May 30, 2009 / 9:06 PM / 10 years ago

Susan Boyle beaten in talent show final

LONDON (Reuters) - Street dancers Diversity were the surprise winners of television contest “Britain’s Got Talent” on Saturday, beating favorite Susan Boyle who became an Internet phenomenon and global celebrity after appearing on the show.

Fans of television show "Britains Got Talent" singer Susan Boyle pose for photographers holding masks in their local community centre in Blackburn, Scotland after watching a broadcast of Boyle performing on the final of the show May 30, 2009. REUTERS/ David Moir (BRITAIN ENTERTAINMENT)

The troupe, which includes three sets of brothers and comes from southeast England, won 100,000 pounds ($160,000) and the right to take the stage at the Royal Variety Performance in front of the Queen.

Of the 10 finalists, Diversity were the bookmakers’ sixth favorite to win going into the show, but their acrobatic performance choreographed by 20-year-old Ashley Banjo was described by judge Simon Cowell as “utter perfection.”

“If I had to give marks on that, that is the only performance tonight I would want to give a 10 to,” Cowell said after their performance.

Boyle was runner-up, but so overwhelming were the betting odds in her favor that the result was seen as a major surprise.

The 48-year-old unemployed church volunteer from Scotland, who once joked she had never been kissed and has been described by newspapers as “frumpy” and a “hairy angel,” was the antithesis of what many considered a celebrity to be.

Yet her rendition of “I Dreamed a Dream” from “Les Miserables” in April was downloaded on the Internet more than 150 million times and made her a household name.

Film crews camped outside her home in the small town in Scotland where she lives alone with her cat, tabloid reporters followed her every move and she appeared on U.S. chat shows hosted by Oprah Winfrey and Larry King.


The pressure appeared to tell this week, when she threatened to pull out of the show and had an altercation with journalists.

In his blog, judge Piers Morgan wrote: “Let me tell you now, there is a downside to fame. People start criticizing you, sniping at you, trying to trip you up, belittle you, harass you.

He said Boyle had learning difficulties after being deprived of oxygen at birth, and was nicknamed “Simple Susan” at school.

“I am calling today for everyone to just give her a break.”

Boyle sang I Dreamed a Dream again on Saturday, and while her rousing performance was warmly received, it was not enough.

“You’ve had a weird seven weeks and you had every right to walk away from this and you could have walked away,” Cowell said after she sang. “You can walk away from this, win or lose, with your head held high, Susan. I absolutely adore you.”

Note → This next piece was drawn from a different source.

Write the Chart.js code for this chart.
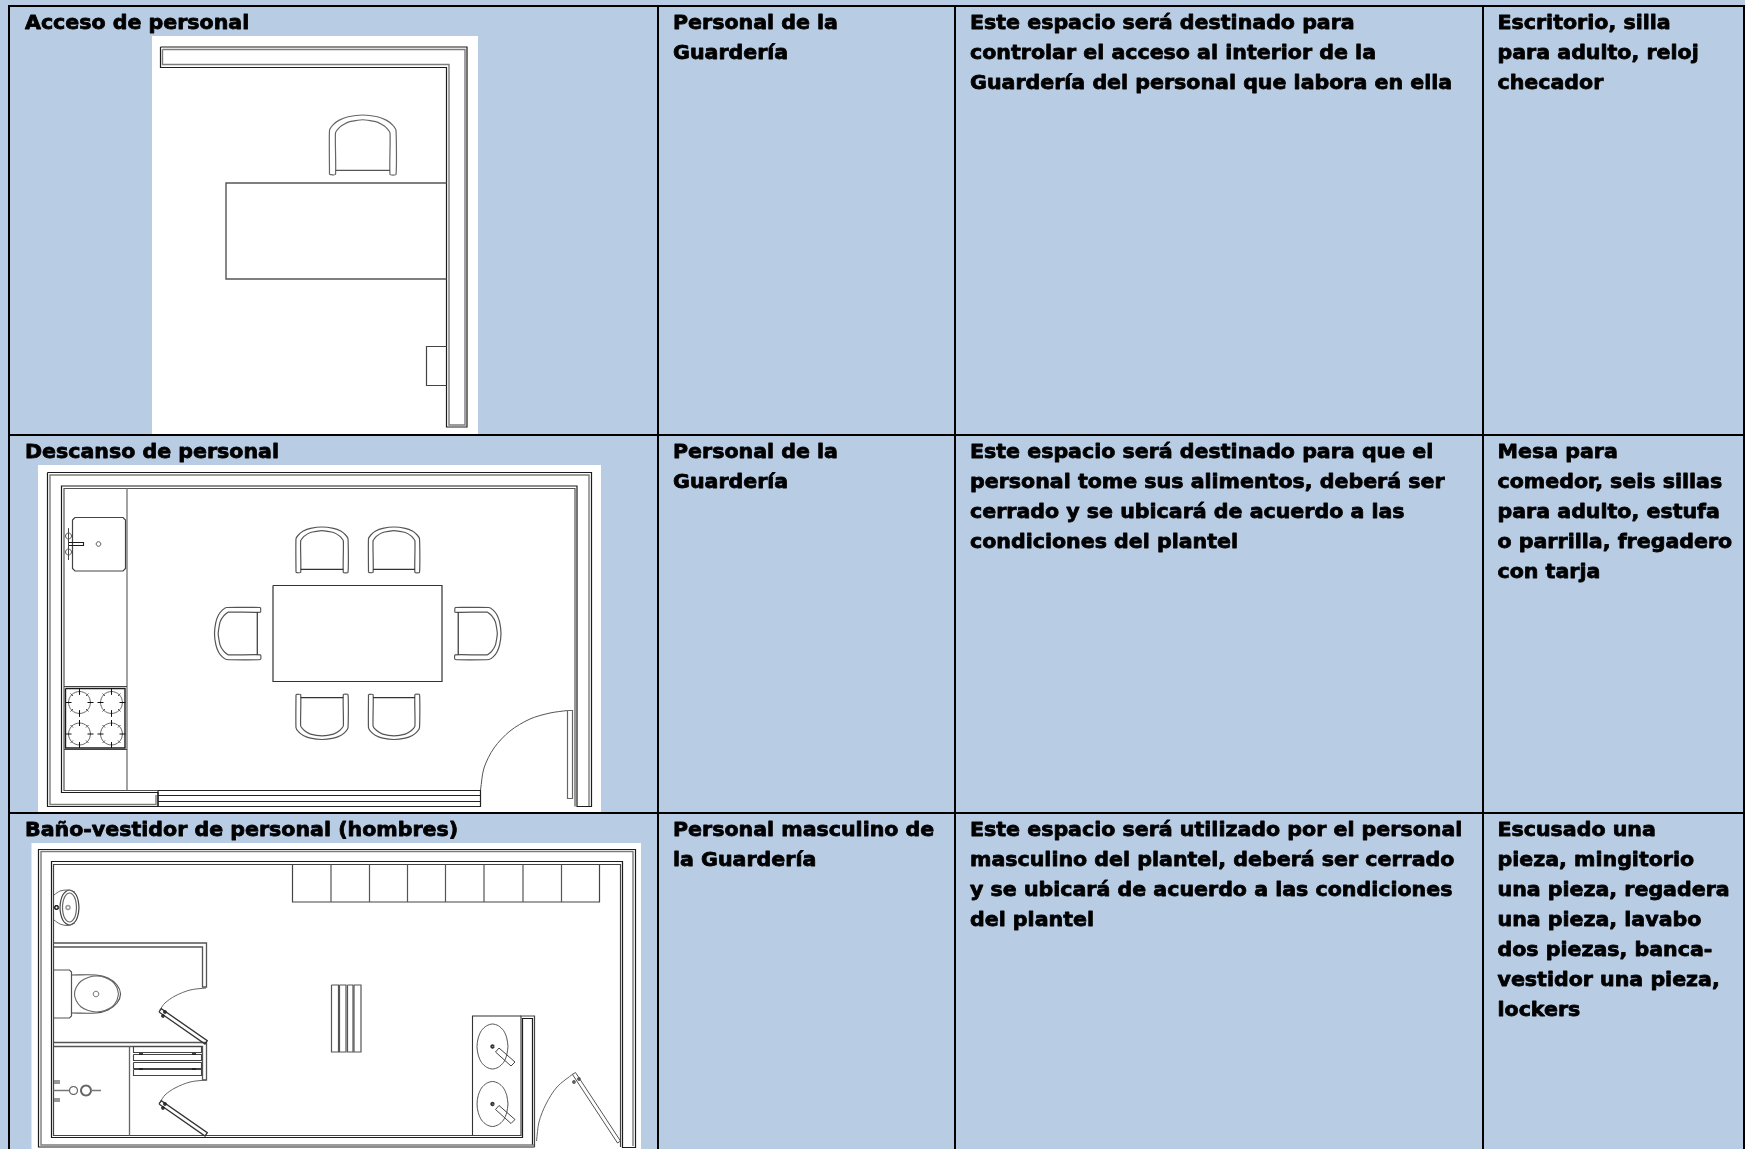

Fans of television show 'Britains Got Talent' singer Susan Boyle react in her local community centre in Blackburn, Scotland after it was announced on a large screen that she came second in the competition May 30, 2009. REUTERS/ David Moir

Boyle, who praised Diversity after the public telephone vote was announced, said earlier in the show that the whole experience had been “well worth it.

“The pressure put on me has been overwhelming. I’ve got to put that aside now. When I step on that stage tonight it’s the accumulation of 40 years of dreaming.”

Despite not winning Britain’s Got Talent, Boyle is widely expected to land a lucrative recording contract as a result of her global fame and impressive voice.